What would be the best way to track and get these metrics? Is there enough information in redis to ascertain some of this information?

Or if additional information needs to be tracked to get at these stats during daphne processing, is capturing those stats in redis during message processing and then retrieving them on the monitor call a good approach?

I might be able to help contribute something with some guidance.

andrewgodwin commented 7 years ago

No progress has been made partially because Daphne has been heavily rewritten for the upcoming 2.0 release as the way applications have run has changed substantially. HTTP/WebSocket handling is done in process now, which means that half of the thins you ask for are now things that don't even exist as statistics - the only things we could service would be number of connections and a heartbeat of some kind.

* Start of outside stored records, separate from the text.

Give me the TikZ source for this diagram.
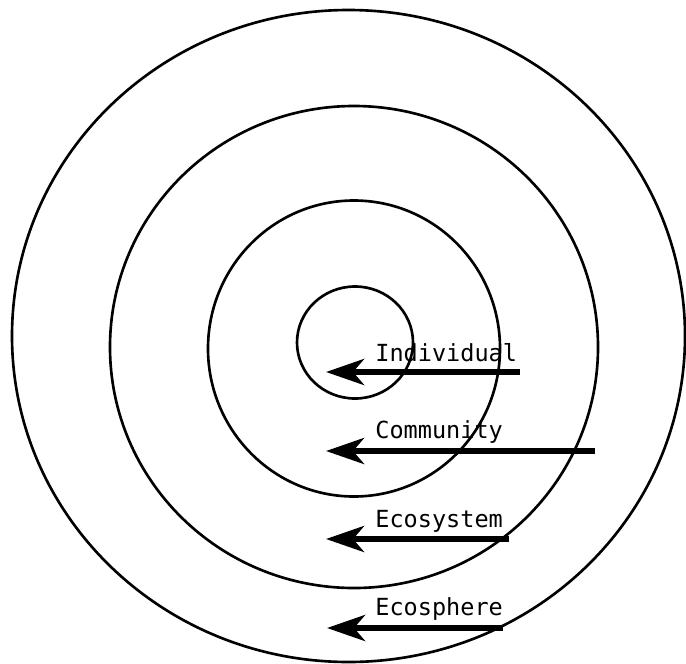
\documentclass[tikz,border=0pt]{standalone}
\usepackage{fontspec}
\newfontfamily\typefont{DejaVu Sans Mono}
\usetikzlibrary{arrows.meta}

\begin{document}
\begin{tikzpicture}[x=0.02cm, y=-0.02cm,
  ring/.style={draw, line width=1.5pt},
  lbl/.style={font=\typefont\fontsize{13.4}{16}\selectfont, anchor=base west,
              inner sep=0pt},
  arr/.style={line width=3.3pt, -{Stealth[length=7.6mm, width=5.2mm, inset=2.2mm]}}]

  \useasboundingbox (0,0) rectangle (686,663);

  % nested levels
  \draw[ring] (355,342.5) ellipse [x radius=58, y radius=56];
  \draw[ring] (354,348.5) ellipse [x radius=146, y radius=148];
  \draw[ring] (354,347) ellipse [x radius=244, y radius=241];
  \draw[ring] (348.5,336) ellipse [x radius=336.5, y radius=326];

  % labels
  \node[lbl] (indiv)  at (375,361) {Individual};
  \node[lbl] (commun) at (375,438) {Community};
  \node[lbl] (ecosys) at (375,527) {Ecosystem};
  \node[lbl] (ecosph) at (375,615) {Ecosphere};

  % arrows into the centre
  \coordinate (indivT)  at (520,372);  \coordinate (indivH)  at (326,372);
  \coordinate (communT) at (595,451);  \coordinate (communH) at (326,451);
  \coordinate (ecosysT) at (509,539);  \coordinate (ecosysH) at (326,539);
  \coordinate (ecosphT) at (503,628);  \coordinate (ecosphH) at (327,628);

  \draw[arr] (indivT) -- (indivH);
  \draw[arr] (communT) -- (communH);
  \draw[arr] (ecosysT) -- (ecosysH);
  \draw[arr] (ecosphT) -- (ecosphH);
\end{tikzpicture}
\end{document}
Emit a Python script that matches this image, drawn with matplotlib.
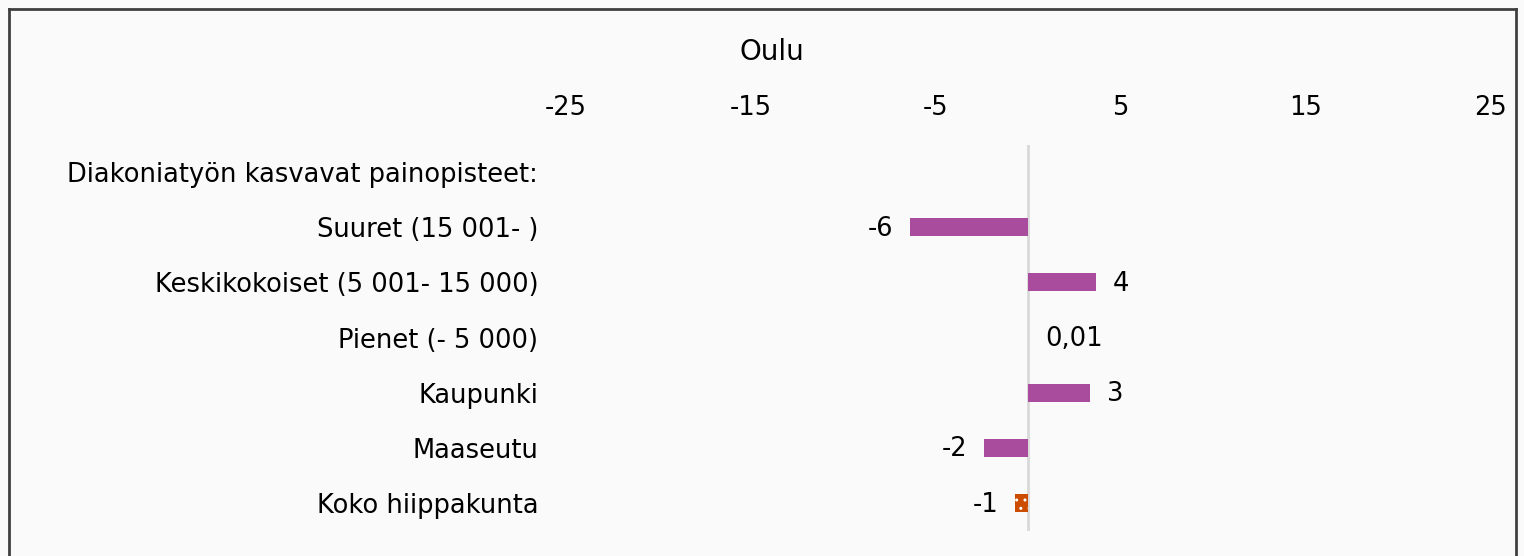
import matplotlib.pyplot as plt
from matplotlib.lines import Line2D

categories = ["Diakoniatyön kasvavat painopisteet:", "Suuret (15 001- )",
              "Keskikokoiset (5 001- 15 000)", "Pienet (- 5 000)",
              "Kaupunki", "Maaseutu", "Koko hiippakunta"]
values = [None, -6.4, 3.7, 0.01, 3.35, -2.4, -0.7]
labels = ["", "-6", "4", "0,01", "3", "-2", "-1"]
ticks = [-25, -15, -5, 5, 15, 25]

W, H = 1524, 556
fig = plt.figure(figsize=(W / 100, H / 100), dpi=100, facecolor="#fafafa")
ax = fig.add_axes([566 / W, 1 - 530.5 / H, (1490 - 566) / W, (530.5 - 144.5) / H])
ax.set_facecolor("#fafafa")

fs = 18.5
n = len(categories)
for i, (v, lab) in enumerate(zip(values, labels)):
    if v is None:
        continue
    if i == n - 1:
        ax.barh(i, v, height=0.33, color="#cc4c02", edgecolor="white",
                hatch="..", linewidth=0)
    else:
        ax.barh(i, v, height=0.33, color="#a94c9e", linewidth=0)
    off = 0.9
    if v < 0:
        ax.text(v - off, i + 0.03, lab, ha="right", va="center", fontsize=fs)
    else:
        ax.text(v + off, i + 0.03, lab, ha="left", va="center", fontsize=fs)

ax.axvline(0, color="#d9d9d9", linewidth=2, zorder=0)
ax.set_xlim(-25, 25)
ax.set_ylim(n - 0.5, -0.5)
ax.set_yticks(range(n))
ax.set_yticklabels(categories, fontsize=fs)
ax.set_xticks(ticks)
ax.set_xticklabels([str(t) for t in ticks], fontsize=fs)
ax.xaxis.tick_top()
ax.tick_params(length=0, pad=17)
ax.tick_params(axis="y", pad=20)
for s in ax.spines.values():
    s.set_visible(False)

fig.text(772 / W, 1 - 52 / H, "Oulu", ha="center", va="center", fontsize=20)

# outer frame
x0, x1, y0 = 8.5 / W, 1516 / W, 1 - 8.5 / H
fig.add_artist(Line2D([x0, x0], [0, y0], color="#404040", lw=2))
fig.add_artist(Line2D([x0, x1], [y0, y0], color="#404040", lw=2))
fig.add_artist(Line2D([x1, x1], [0, y0], color="#404040", lw=2))

fig.savefig("out.png", dpi=100, facecolor=fig.get_facecolor())
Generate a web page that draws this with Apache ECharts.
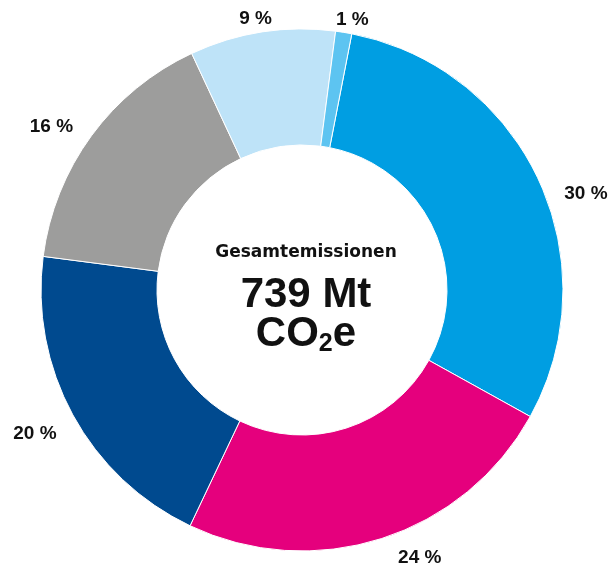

sachinrekhi commented 7 years ago

OK, got it. Definitely looking for something on the 1.0 series given the Python 3 requirement on 2.0 will likely mean can't adopt it in the near term. But also probably doesn't make sense to try to contribute something here given the substantial upcoming changes.

I saw mentions of global_statistics() and channel_statistics(channel) in the docs. Have these been implemented and available today for the asgi_redis channel layer?

andrewgodwin commented 7 years ago

Those should work for asgi_redis, yes, we used them at work for a little while.

sachinrekhi commented 7 years ago

I was able to create a stats page leveraging channel_statistics(channel) for top inbound channels, which is great.

Any suggestions on ways to get at the # of active web socket connections?

andrewgodwin commented 6 years ago

The number of open connections is only stored within Daphne at the moment, you'd have to somehow get at the status dictionaries to see what it is. Unless you do separate counting in connect/disconnect handlers.

spielmannj commented 6 years ago

I am currently implementing something for this and will (hopefully) place a PR soon.

andrewfader commented 6 years ago

+1

tomchristie commented 6 years ago

My strong preference here would be an ASGI message type for server statistics/monitoring/performance, that includes information such as:

A really nice win would be to have an ASGI app that collates these messages and presents an HTTP interface for inspecting them. (ideally both at per-cluster and per-process levels)

The obvious benefit there would be to make sure that we're sharing work between daphne/uvicorn/hypercorn. Building that tooling at the ASGI level is also a nicer level of separation that I think would help wrt. maintainability and longevity of any tools we put together in this area.

(I'm not too sure how this interacts with channels and channels statistics, since I'm more motivated by the plain ASGI server case.)

andrewgodwin commented 6 years ago

Hm, I never thought of this as an ASGI thing as my use case would have been external monitoring and healthchecks, and even if you wrote an app that collected messages and presented an API it would still need some kind of persistence to keep the data around.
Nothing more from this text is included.